The method is the “most effective way of dealing with keeping the streets clean,” Garcia said.
“It’s more of a burden on somebody who’s only using their car like every other week; they’re going to have to move it,” she said. “But if you’re commuting in your car, you’re going to get up in the morning and go to work. And then the street sweeper will come by, and then you’ll come home and you’ll park your car.”
Philadelphia is the only major U.S. city without a street sweeping program. In Boston, there’s a daytime street sweeping program from April until November in most neighborhoods and a yearly nighttime street sweeping program for main roads.
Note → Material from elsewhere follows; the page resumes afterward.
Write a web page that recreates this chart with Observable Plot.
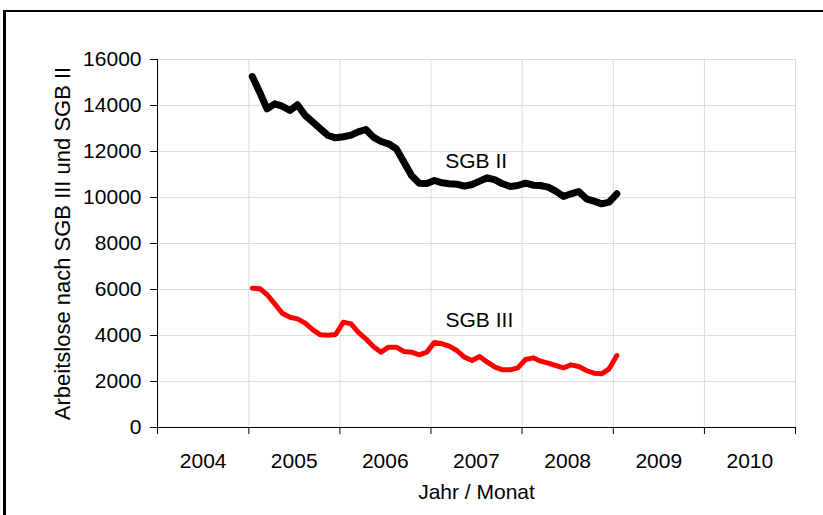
<!DOCTYPE html>
<html><head><meta charset="utf-8">
<script src="https://cdn.jsdelivr.net/npm/d3@7"></script>
<script src="https://cdn.jsdelivr.net/npm/@observablehq/plot@0.6"></script>
<style>
html,body{margin:0;padding:0;background:#fff;overflow:hidden;width:823px;height:515px;}
#chart{position:absolute;left:0;top:0;}
#frame{position:absolute;left:3px;top:10px;width:1000px;height:1000px;border-left:3px solid #000;border-top:2px solid #000;pointer-events:none;}
</style></head><body>
<div id="chart"></div><div id="frame"></div>
<script>
const months = ["2005-01","2005-02","2005-03","2005-04","2005-05","2005-06","2005-07","2005-08","2005-09","2005-10","2005-11","2005-12",
"2006-01","2006-02","2006-03","2006-04","2006-05","2006-06","2006-07","2006-08","2006-09","2006-10","2006-11","2006-12",
"2007-01","2007-02","2007-03","2007-04","2007-05","2007-06","2007-07","2007-08","2007-09","2007-10","2007-11","2007-12",
"2008-01","2008-02","2008-03","2008-04","2008-05","2008-06","2008-07","2008-08","2008-09","2008-10","2008-11","2008-12",
"2009-01"];
const sgb2 = [15260,14540,13855,14073,13970,13783,14030,13565,13275,12986,12696,12596,
12640,12710,12855,12957,12623,12435,12335,12117,11536,10957,10623,10610,
10740,10638,10595,10580,10493,10565,10710,10855,10768,10595,10478,10522,
10623,10536,10522,10450,10275,10044,10160,10260,9943,9840,9725,9797,
10160];
const sgb3 = [6057,6030,5783,5378,4970,4796,4725,4535,4246,4029,4015,4043,
4580,4507,4145,3855,3522,3275,3493,3493,3305,3275,3160,3275,
3700,3638,3537,3348,3058,2913,3087,2840,2623,2507,2507,2594,
2956,3029,2884,2797,2696,2594,2725,2652,2478,2362,2333,2551,
3130];
const yTicks = [0,2000,4000,6000,8000,10000,12000,14000,16000];
const boundaryYears = ["2004","2005","2006","2007","2008","2009","2010","2011"];
const yearLabels = ["2004","2005","2006","2007","2008","2009","2010"];
const seriesNames = ["SGB II","SGB III"];
const seriesLabelDates = ["2007-07-01","2007-07-14"];
const seriesLabelValues = [11565,4652];
const xTitle = "Jahr / Monat";
const yTitle = "Arbeitslose nach SGB III und SGB II";

const parseMonth = s => new Date(s + "-15T00:00:00Z");
const yr = s => new Date(s + "-01-01T00:00:00Z");
const midYr = s => new Date(s + "-07-02T00:00:00Z");
const data2 = months.map((m,i)=>({date: parseMonth(m), value: sgb2[i]}));
const data3 = months.map((m,i)=>({date: parseMonth(m), value: sgb3[i]}));
const labels = seriesNames.map((n,i)=>({name:n, date:new Date(seriesLabelDates[i]+"T00:00:00Z"), value:seriesLabelValues[i]}));
const font = "'Liberation Sans', Arial, sans-serif";

const chart = Plot.plot({
  width: 823, height: 515,
  marginLeft: 157, marginRight: 28, marginTop: 59, marginBottom: 88,
  style: {fontFamily: font, fontSize: "21px", background: "transparent", color: "#000"},
  x: {type: "utc", domain: [yr("2004"), yr("2011")], axis: null},
  y: {domain: [0, 16000], axis: null},
  marks: [
    Plot.gridY(yTicks.slice(1), {stroke: "#dcdcdc", strokeOpacity: 1}),
    Plot.gridX(boundaryYears.slice(1).map(yr), {stroke: "#dcdcdc", strokeOpacity: 1}),
    Plot.axisY(yTicks, {tickSize: 7, tickPadding: 9, fontSize: 21, tickFormat: d => String(d), label: null, stroke: "#000"}),
    Plot.axisX(boundaryYears.map(yr), {tickSize: 7, tickFormat: () => "", label: null, stroke: "#000"}),
    Plot.text(yearLabels, {x: midYr, frameAnchor: "bottom", dy: 40, fontSize: 21, fill: "#000"}),
    Plot.text([xTitle], {frameAnchor: "bottom", dy: 71, fontSize: 21, fill: "#000"}),
    Plot.text([yTitle], {frameAnchor: "left", textAnchor: "middle", dx: -95, rotate: -90, fontSize: 22, fill: "#000"}),
    Plot.ruleY([0], {stroke: "#000"}),
    Plot.ruleX([yr("2004")], {stroke: "#000"}),
    Plot.line(data3, {x: "date", y: "value", stroke: "#ff0000", strokeWidth: 5, strokeLinejoin: "round", strokeLinecap: "round"}),
    Plot.line(data2, {x: "date", y: "value", stroke: "#000", strokeWidth: 7, strokeLinejoin: "round", strokeLinecap: "round"}),
    Plot.text(labels, {x: "date", y: "value", text: "name", fontSize: 21, fill: "#000"})
  ]
});
document.getElementById("chart").appendChild(chart);
</script>
</body></html>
Chicago uses mechanical street sweepers and posts parking restrictions at least a day ahead of the service between April and mid-November. Some main streets have permanent signs specifying weekly regulations, according to the Chicago Department of Streets and Sanitation.
The Philadelphia Streets Department has looked into other cities’ approaches but has not made calls outside of New York, according to city spokesperson Kelly Cofrancisco.
When Philadelphia did have a regular street sweeping program more than a decade ago, residents in Queen Village faced parking restrictions twice a month between March and December, according to signs left in the area. It wasn’t something Eleanor Ingersoll, president of the Queen Village Neighbors Association, got upset about.
“When you grow up, or you come up, with that being the way things worked, you just do it,” she said.
Looking for a parking spot in the area now can be quite the feat. Sarah Anton, president of the Passyunk Square Civic Association, recognizes the tension, knowing that there always will be some neighbors who would rather not deal with the inconvenience.
Anton sees the potential for street sweeping to bring attention to another problem.
“If anything, it might be that we identify abandoned cars by this program, which would be a good thing,” she said, “and would make more true parking spaces available so that there’s more kind of inventory within our neighborhoods.”
The Philadelphia Police Department towed 11,531 abandoned vehicles last year, a jump from 10,298 in 2018. In 2019, tows were most highly concentrated in the 15th and 25th Police Districts, stretching across parts of North and Northeast Philadelphia. The department called abandoned vehicle removal “central to the mayor’s street-cleaning pilot program.”
“This is part of the process of reclaiming neighborhoods,” then-Managing Director Joseph S. Martz said in 2000. “The city can do what it’s capable of doing. Neighbors, who live there, have to do more. They have to help us be successful. We can send mechanical brooms to neighborhoods. People have to move their cars” for the sweepers.
For Erick Guerra, an associate professor in city and regional planning at the University of Pennsylvania, the conversation may be more about winners and losers than positives or negatives.
“You can probably think about how people use their vehicles,” he said. “So you know, the biggest losers are going to be people who use their cars very infrequently, who just kind of park them and store them in a place. And the biggest winners are likely to be people who are using their cars every day.”
Jonas Maciunas, principal of JVM Studio, a West Philadelphia urban design consulting firm, agrees that moving cars is fundamental to having clean streets — that “street sanitation is a hallmark of cities since the dawn of civilization.”
The question is one of political will and leadership, Maciunas said, who notes it’s a different era, when services like Uber or Zipcar create more options for the infrequent driver.
Having an established program in Philadelphia is likely to have some ripple effects, and while not its core purpose could potentially get people to think twice about their car usage.